Eu, Leandro, Liz, Mateo e Tim
descemos para a área de lazer.
- Eu quero ver a piscina...
- Não pode, tá frio, Liz.
- Eu também quero.
- Não Teteo, agora não pode.
- Bó, vovô... Bó...
- Vamos todos jogar bola, Tim.
- Eu quero brincar é de corrida,
vamo Teteo?
Seis e pouco da tarde Leandro disse
que tinha que ir embora para casa dar jantar para o Mateo e eu subi para o
apartamento com Liz e Tim.
- Vamo brincar de massinha, vovô?
Eu quero ver o filminho. Faz pipoca, vovô... Eu quero suco.
- Bó, vovô... Bó...
Perto das sete horas preparei o
jantar para os meninos. Felizmente comeram bem, inclusive sobremesa Danoninho e alguns morangos.
- Última, Tim. Come, Liz. Abre o
bocão, Tim. Come tudo, Liz.
Passava das sete e meia quando
Cláudio chegou para buscar os invasores. Pretinha ainda continuava trabalhando.

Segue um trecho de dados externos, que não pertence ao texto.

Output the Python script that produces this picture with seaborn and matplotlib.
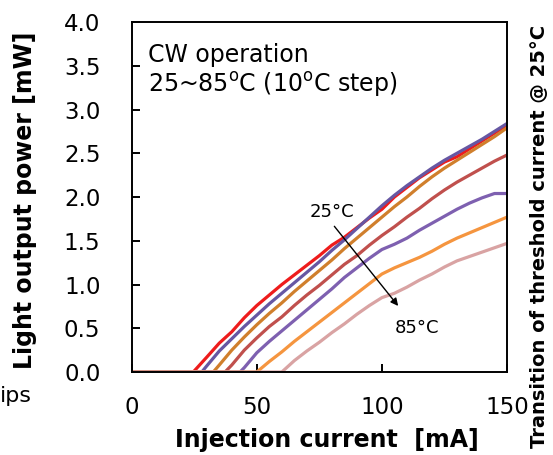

Desci à garagem com Tim no colo e dividindo sacolas com Cláudio.
- Brigado, Agulhô.
- Ora, Claudinho, não foi nada.
Onze e meia da noite, já em nossa
casa de Santa Luzia, estávamos eu e a vovó terminando nosso lanche:
- Acho que vou tomar um Dorflex. Tá
me doendo todo, até do lado esquerdo da orelha direita.
Dormi e acho que sonhei. No sonho
me penitenciava por não ter dado banho no Tim às dez horas da manhã em ponto, o
que foi menos grave do que tê-lo perdido por alguns imensos segundos no
shopping.
Semana que vem tem mais. Liz entrou
de férias. Nas brechas de minha agenda, vai sobrar de novo prá mim.
- Bó, vovô... Bó, vovô...
- Não, vovô, vem brincar comigo...
Massinha, vovô... Eu quero ver o filminho de novo.
- Liz vai por o sapato, vai. O chão
tá frio... Olha que eu vou chamar o guarda , hein!!!
Até breve.
NOTA: Para quem ainda não sabe: Liz (Noninha, três anos em agosto)
e Valentin (Tim, um ano e quatro meses) são meus netinhos, filhos de minha
filha Valesca (Pretinha) e de Cláudio. Leandro é casado com Camila nossa
sobrinha/afilhada e pais de Mateo (Teteo, dois anos e sete meses). Val é Valdirene a pessoa
que ajuda Pretinha nas tarefas de casa e cuida também dos meninos.